— SET TASK —
Include the line containing "const accTicks = [0.88, 0.90, 0.92, 0.94, 0.96, 0.98, 1.00];" and all lines before it, repeated exactly from the listing below, without pictures.
==== DATA SHOWN
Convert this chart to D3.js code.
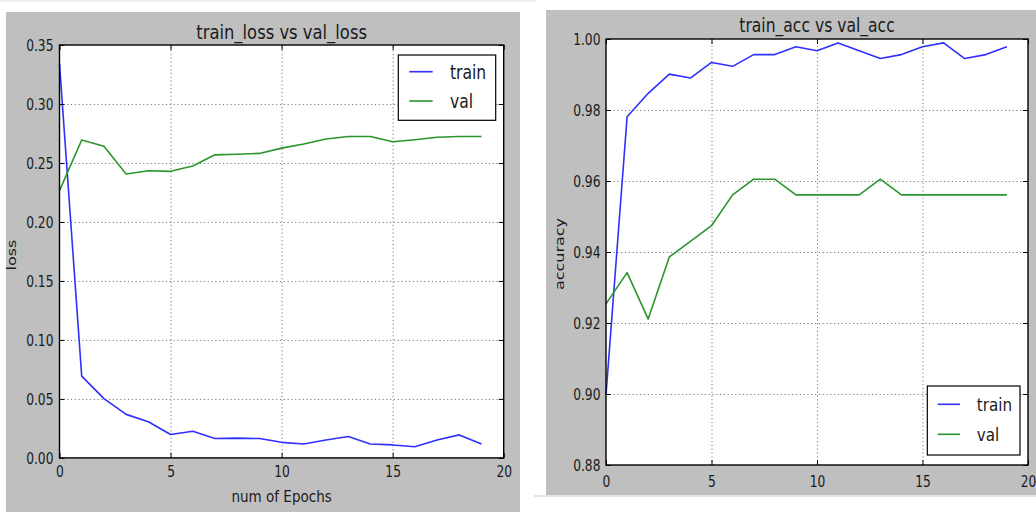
<!DOCTYPE html>
<html>
<head>
<meta charset="utf-8">
<script src="https://cdn.jsdelivr.net/npm/d3@7"></script>
<style>
  html, body { margin: 0; padding: 0; background: #ffffff; }
  svg { display: block; }
  text { font-family: "DejaVu Sans", sans-serif; fill: #1a1a1a; }
</style>
</head>
<body>
<svg id="chart" width="1036" height="512"></svg>
<script>
// Training history, one value per epoch
const epochs = d3.range(0, 20);
const trainLoss = [0.334, 0.0693, 0.0502, 0.0369, 0.0307, 0.0198, 0.0226, 0.0164, 0.0168, 0.0164,
                   0.0132, 0.0118, 0.0152, 0.0181, 0.0118, 0.0110, 0.0095, 0.0152, 0.0195, 0.0118];
const valLoss   = [0.2265, 0.2695, 0.2641, 0.2406, 0.2434, 0.2429, 0.2475, 0.2569, 0.2574, 0.2581,
                   0.2626, 0.2661, 0.2703, 0.2724, 0.2724, 0.2680, 0.2697, 0.2718, 0.2725, 0.2725];
const trainAcc  = [0.8998, 0.9781, 0.9847, 0.9901, 0.9890, 0.9934, 0.9923, 0.9956, 0.9956, 0.9978,
                   0.9967, 0.9989, 0.9967, 0.9945, 0.9956, 0.9978, 0.9989, 0.9945, 0.9956, 0.9978];
const valAcc    = [0.9254, 0.9342, 0.9211, 0.9386, 0.9430, 0.9474, 0.9561, 0.9605, 0.9605, 0.9561,
                   0.9561, 0.9561, 0.9561, 0.9605, 0.9561, 0.9561, 0.9561, 0.9561, 0.9561, 0.9561];

// Axis ticks
const epochTicks = [0, 5, 10, 15, 20];
const lossTicks = [0, 0.05, 0.10, 0.15, 0.20, 0.25, 0.30, 0.35];
const accTicks = [0.88, 0.90, 0.92, 0.94, 0.96, 0.98, 1.00];

const seriesNames = ["train", "val"];
const seriesColors = ["#2f2fff", "#2a952a"];

const svg = d3.select("#chart");
const SX = 0.82; // horizontal squeeze applied to all lettering

// faint separators of the page
svg.append("rect").attr("x", 0).attr("y", 0).attr("width", 536).attr("height", 2).attr("fill", "#eeeeee");
svg.append("line").attr("x1", 534).attr("x2", 1036).attr("y1", 496).attr("y2", 496)
  .attr("stroke", "#dddddd").attr("stroke-width", 1.5);

function squeezedText(g, x, y, str, size, anchor) {
  return g.append("text")
    .attr("transform", `translate(${x},${y}) scale(${SX},1)`)
    .attr("text-anchor", anchor || "middle")
    .style("font-size", size + "px")
    .text(str);
}

function drawPanel(cfg) {
  const g = svg.append("g");
  g.append("rect").attr("x", cfg.bg[0]).attr("y", cfg.bg[1])
    .attr("width", cfg.bg[2]).attr("height", cfg.bg[3]).attr("fill", "#bfbfbf");

  const p = cfg.plot;
  const x = d3.scaleLinear().domain([0, 20]).range([p.l, p.r]);
  const y = d3.scaleLinear().domain(cfg.yDomain).range([p.b, p.t]);

  g.append("rect").attr("x", p.l).attr("y", p.t)
    .attr("width", p.r - p.l).attr("height", p.b - p.t).attr("fill", "#ffffff");

  // dotted grid
  const gridStyle = s => s.call(a => a.select(".domain").remove())
    .call(a => a.selectAll("line").attr("stroke", "#6a6a6a").attr("stroke-width", 0.9)
      .attr("stroke-dasharray", "1.2,2.6"))
    .call(a => a.selectAll("text").remove());
  g.append("g").attr("transform", `translate(0,${p.b})`)
    .call(d3.axisBottom(x).tickValues(epochTicks.slice(1, -1)).tickSize(-(p.b - p.t)))
    .call(gridStyle);
  g.append("g").attr("transform", `translate(${p.l},0)`)
    .call(d3.axisLeft(y).tickValues(cfg.yTicks.slice(1, -1)).tickSize(-(p.r - p.l)))
    .call(gridStyle);

  // series
  const line = vals => d3.line().x((d, i) => x(epochs[i])).y(d => y(d))(vals);
  cfg.series.forEach((vals, k) => {
    g.append("path").attr("d", line(vals)).attr("fill", "none")
      .attr("stroke", seriesColors[k]).attr("stroke-width", 1.6)
      .attr("stroke-linejoin", "round");
  });

  // inward ticks on all four sides
  const tickStyle = s => s.call(a => a.select(".domain").remove())
    .call(a => a.selectAll("line").attr("stroke", "#000").attr("stroke-width", 1));
  const bottom = g.append("g").attr("transform", `translate(0,${p.b})`)
    .call(d3.axisBottom(x).tickValues(epochTicks).tickSize(-5).tickFormat(d3.format("d")))
    .call(tickStyle);
  bottom.selectAll("text")
    .attr("y", null).attr("dy", null)
    .attr("transform", `translate(0,${cfg.xTickBase}) scale(${SX},1)`)
    .style("font-size", "15px").attr("fill", "#1a1a1a");
  g.append("g").attr("transform", `translate(0,${p.t})`)
    .call(d3.axisTop(x).tickValues(epochTicks).tickSize(-5).tickFormat(""))
    .call(tickStyle);
  const left = g.append("g").attr("transform", `translate(${p.l},0)`)
    .call(d3.axisLeft(y).tickValues(cfg.yTicks).tickSize(-5).tickFormat(d3.format(".2f")))
    .call(tickStyle);
  left.selectAll("text")
    .attr("x", null).attr("dy", null)
    .attr("dominant-baseline", "central")
    .attr("transform", `translate(${-cfg.yTickPad},0) scale(${SX},1)`)
    .attr("text-anchor", "end")
    .style("font-size", "15px").attr("fill", "#1a1a1a");
  g.append("g").attr("transform", `translate(${p.r},0)`)
    .call(d3.axisRight(y).tickValues(cfg.yTicks).tickSize(-5).tickFormat(""))
    .call(tickStyle);

  // frame
  g.append("rect").attr("x", p.l).attr("y", p.t)
    .attr("width", p.r - p.l).attr("height", p.b - p.t)
    .attr("fill", "none").attr("stroke", "#000").attr("stroke-width", 1.4);

  // title and axis labels
  squeezedText(g, (p.l + p.r) / 2, cfg.titleBase, cfg.title, cfg.titleSize);
  g.append("text")
    .attr("transform", `translate(${cfg.yLabel[0]},${cfg.yLabel[1]}) rotate(-90) scale(1,${SX})`)
    .attr("text-anchor", "middle").attr("dominant-baseline", "central")
    .style("font-size", "16px").text(cfg.yTitle);
  if (cfg.xTitle) {
    squeezedText(g, (p.l + p.r) / 2, cfg.xTitleBase, cfg.xTitle, 16.5);
  }

  // legend
  const L = cfg.legend;
  g.append("rect").attr("x", L.x0).attr("y", L.y0)
    .attr("width", L.x1 - L.x0).attr("height", L.y1 - L.y0)
    .attr("fill", "#ffffff").attr("stroke", "#000").attr("stroke-width", 1.2);
  seriesNames.forEach((name, k) => {
    const ly = L.rows[k];
    g.append("line").attr("x1", L.lx0).attr("x2", L.lx1).attr("y1", ly).attr("y2", ly)
      .attr("stroke", seriesColors[k]).attr("stroke-width", 1.6);
    squeezedText(g, L.tx, ly + L.size * 0.37, name, L.size, "start");
  });
}

drawPanel({
  bg: [6, 12, 514, 500],
  plot: { l: 59.5, t: 45, r: 503.7, b: 457.9 },
  yDomain: [0, 0.35],
  yTicks: lossTicks,
  series: [trainLoss, valLoss],
  title: "train_loss vs val_loss", titleSize: 20, titleBase: 38.5,
  yTitle: "loss", yLabel: [11.5, 255],
  xTitle: "num of Epochs", xTitleBase: 502,
  xTickBase: 19.5, yTickPad: 6,
  legend: { x0: 398.3, y0: 55, x1: 495.7, y1: 120.3, lx0: 409.3, lx1: 432.7,
            rows: [71.7, 101], tx: 450, size: 19 }
});

drawPanel({
  bg: [546, 10, 490, 485],
  plot: { l: 606, t: 39, r: 1028, b: 465 },
  yDomain: [0.88, 1.00],
  yTicks: accTicks,
  series: [trainAcc, valAcc],
  title: "train_acc vs val_acc", titleSize: 19, titleBase: 32.3,
  yTitle: "accuracy", yLabel: [559, 254],
  xTitle: null,
  xTickBase: 21.5, yTickPad: 5.5,
  legend: { x0: 927.3, y0: 386, x1: 1020, y1: 455, lx0: 937.7, lx1: 960,
            rows: [404.3, 434.3], tx: 976.7, size: 18.5 }
});
</script>
</body>
</html>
========
— EXERCISE SOLUTION —
Convert this chart to D3.js code.
<!DOCTYPE html>
<html>
<head>
<meta charset="utf-8">
<script src="https://cdn.jsdelivr.net/npm/d3@7"></script>
<style>
  html, body { margin: 0; padding: 0; background: #ffffff; }
  svg { display: block; }
  text { font-family: "DejaVu Sans", sans-serif; fill: #1a1a1a; }
</style>
</head>
<body>
<svg id="chart" width="1036" height="512"></svg>
<script>
// Training history, one value per epoch
const epochs = d3.range(0, 20);
const trainLoss = [0.334, 0.0693, 0.0502, 0.0369, 0.0307, 0.0198, 0.0226, 0.0164, 0.0168, 0.0164,
                   0.0132, 0.0118, 0.0152, 0.0181, 0.0118, 0.0110, 0.0095, 0.0152, 0.0195, 0.0118];
const valLoss   = [0.2265, 0.2695, 0.2641, 0.2406, 0.2434, 0.2429, 0.2475, 0.2569, 0.2574, 0.2581,
                   0.2626, 0.2661, 0.2703, 0.2724, 0.2724, 0.2680, 0.2697, 0.2718, 0.2725, 0.2725];
const trainAcc  = [0.8998, 0.9781, 0.9847, 0.9901, 0.9890, 0.9934, 0.9923, 0.9956, 0.9956, 0.9978,
                   0.9967, 0.9989, 0.9967, 0.9945, 0.9956, 0.9978, 0.9989, 0.9945, 0.9956, 0.9978];
const valAcc    = [0.9254, 0.9342, 0.9211, 0.9386, 0.9430, 0.9474, 0.9561, 0.9605, 0.9605, 0.9561,
                   0.9561, 0.9561, 0.9561, 0.9605, 0.9561, 0.9561, 0.9561, 0.9561, 0.9561, 0.9561];

// Axis ticks
const epochTicks = [0, 5, 10, 15, 20];
const lossTicks = [0, 0.05, 0.10, 0.15, 0.20, 0.25, 0.30, 0.35];
const accTicks = [0.88, 0.90, 0.92, 0.94, 0.96, 0.98, 1.00];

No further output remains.